The teenage swimming sensation is currently ranked Number 1 in Australia for the 100 metre Butterfly for her age group. She trains alongside Olympic Swimming legend Grant Hackett and is coached by Veteran swimming coach (and Hackett’s coach) Denis Cotterell.
But training alongside Hackett, who is looking to have another shot at the Olympics next year, doesn’t phase Olivia.
“To me he’s just like any other team mate. He gives up a lot of his time at the pool to talk to us younger kids and he has time for everyone. It’s cool seeing him win his events because I know he trains so hard,” she says.
Olivia, who lives in the Gold Coast started swimming lessons at age five. Soon after, her parents noticed that she started “gliding” through the water. A decade later and she is training six days a week – three hours per session including the gym. Her days start as early at 5am but Olivia says it’s not as hard as it sounds.
“I was lucky enough to be sponsored by POGO Physio and they make sure that I am in my best physical shape. I’m still young and growing so at this stage so I’m not too strict on what I eat.”
Olivia’s Samoan mother Salome is from Foailuga, Savaii and her father Charlie is Tongan and Maltese. She says having parents who are health conscious helps a lot and it is fun when the family run together and enjoy plenty of walks on the beach.

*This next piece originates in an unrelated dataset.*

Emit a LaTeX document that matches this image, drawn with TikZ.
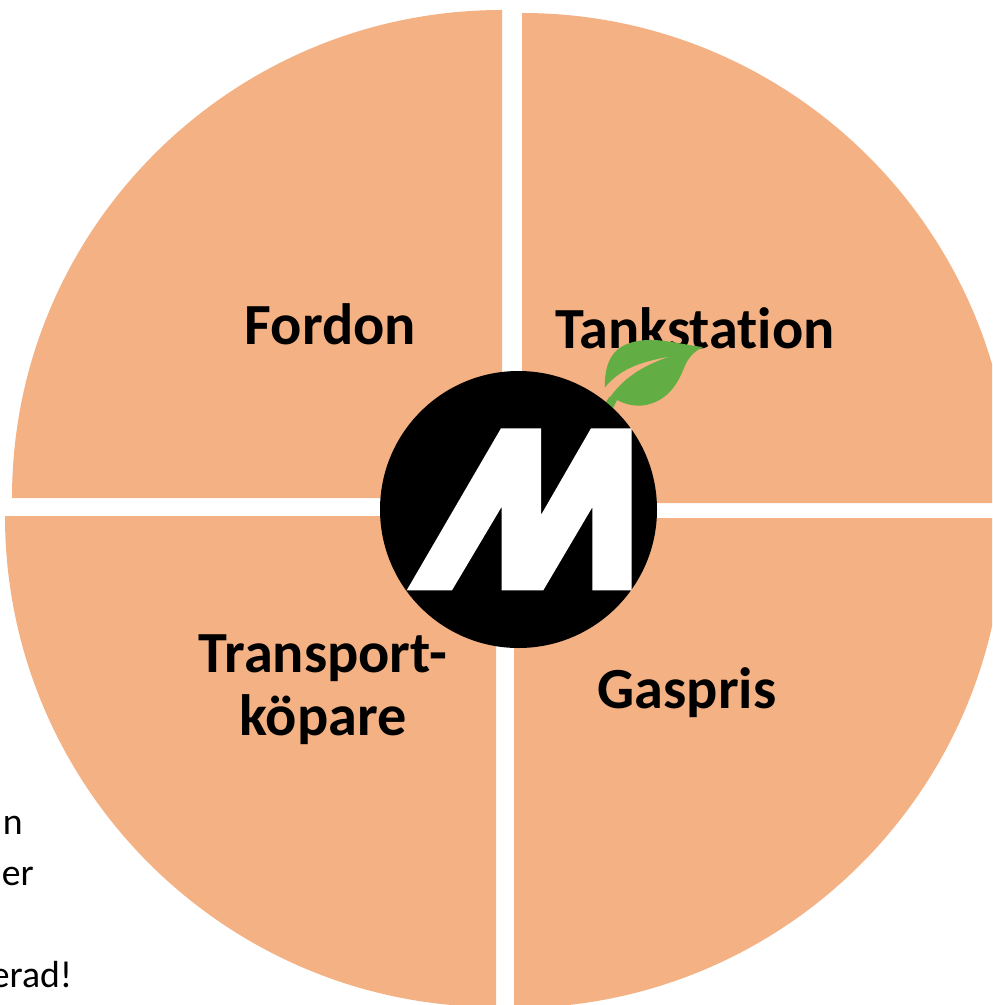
\documentclass[tikz,border=0pt]{standalone}
\usepackage{fontspec}
\setmainfont[Ligatures=NoCommon]{Carlito}
\definecolor{wedge}{HTML}{F4B183}
\definecolor{leaf}{HTML}{62AE44}
\tikzset{
  x=0.75pt,y=-0.75pt,
  wedgefill/.style={fill=wedge,draw=none},
  lab/.style={font=\fontsize{43.7}{47.5}\selectfont\bfseries,text=black,inner sep=0pt,align=center},
  cut/.style={font=\fontsize{28.3}{34}\selectfont,text=black,inner sep=0pt,anchor=base east},
}
\begin{document}
\begin{tikzpicture}
\useasboundingbox (0,0) rectangle (992,1005);
\clip (0,0) rectangle (992,1005);
\fill[white] (0,0) rectangle (992,1005);
% partly covered text at the left edge
\node[cut] (t1) at (23,834) {n};
\node[cut] (t2) at (34,885) {er};
\node[cut] (t3) at (72.5,987) {erad!};
% quarters
\fill[wedgefill] (502,498) -- (502,10) arc[start angle=90,end angle=180,x radius=490,y radius=-488] -- cycle;
\fill[wedgefill] (522,503) -- (522,13) arc[start angle=90,end angle=0,x radius=490,y radius=-490] -- cycle;
\fill[wedgefill] (496,516) -- (5,516) arc[start angle=180,end angle=270,x radius=491,y radius=-491] -- cycle;
\fill[wedgefill] (514,518) -- (1004,518) arc[start angle=0,end angle=-90,x radius=490,y radius=-490] -- cycle;
% labels
\node[lab] (fordon) at (330.5,324) {Fordon};
\node[lab] (tank) at (695,328) {Tankstation};
\node[lab] (gas) at (687,693) {Gaspris};
\node[lab] (tran) at (323,690) {Transport-\\köpare};
% leaf
\fill[leaf] (605,390) .. controls (604,372) and (608,358) .. (617,350)
  .. controls (630,339) and (650,339) .. (665,341) .. controls (680,343) and (692,346) .. (703,347)
  .. controls (693,352) and (688,358) .. (684,368) .. controls (676,388) and (666,399) .. (650,404)
  .. controls (640,407) and (628,406) .. (617,400) -- (612,410) -- (606,402) -- (610,396) -- cycle;
% vein
\fill[wedge] (604,389) .. controls (618,370) and (640,362) .. (668,357)
  .. controls (645,365) and (625,376) .. (610,397) -- cycle;
% logo
\node[circle,fill=black,minimum size=277*0.75pt,inner sep=0pt] (logo) at (518.5,509.5) {};
\fill[white] (501,428.3) -- (541,428.3) -- (541,515) -- (591,428.3) -- (631.7,428.3) -- (631.7,590.3)
  -- (592.3,590.3) -- (592.3,507.3) -- (543.3,590.3) -- (501.7,590.3) -- (501.7,506.7) -- (452,590.3) -- (406.7,590.3) -- cycle;
\end{tikzpicture}
\end{document}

Salome says Olivia has a great work ethic and natural self-discipline.
“We encouraged Olivia to do something she enjoys. She tried a few other activities like gymnastics, dancing and soccer but she always came back to swimming,” she laughs.
“She’s not the ‘let’s hang out and play after school’ type of girl. She just goes straight from school and into the water! It’s great because she has a solid group of friends at her club so in a way she is still ‘hanging out after school.’”
Olivia’s goal is to make the squad for the Commonwealth 2018 games.
“Staying focused for me is like a GPS,” says Olivia. “I know what my destination is and my GPS (coach) will help me get there. When I take the wrong turn or get distracted or tired, my ‘GPS’ helps me get back on track. I have amazing swimming coaches who have coached other world champion swimmers so I’m in good hands.”
Until then she has plenty of events to keep her in form. She recently competed in the Australian Age Swimming championship in Sydney. Next up, the Pacific School Games in Adelaide in November.
Olivia is not the only Samoan SUGA swimmer coming up in the ranks. 14-year-old SUGA Gabrielle Fa’amausili from Auckland, New Zealand is the current 50 metres backstroke world champion.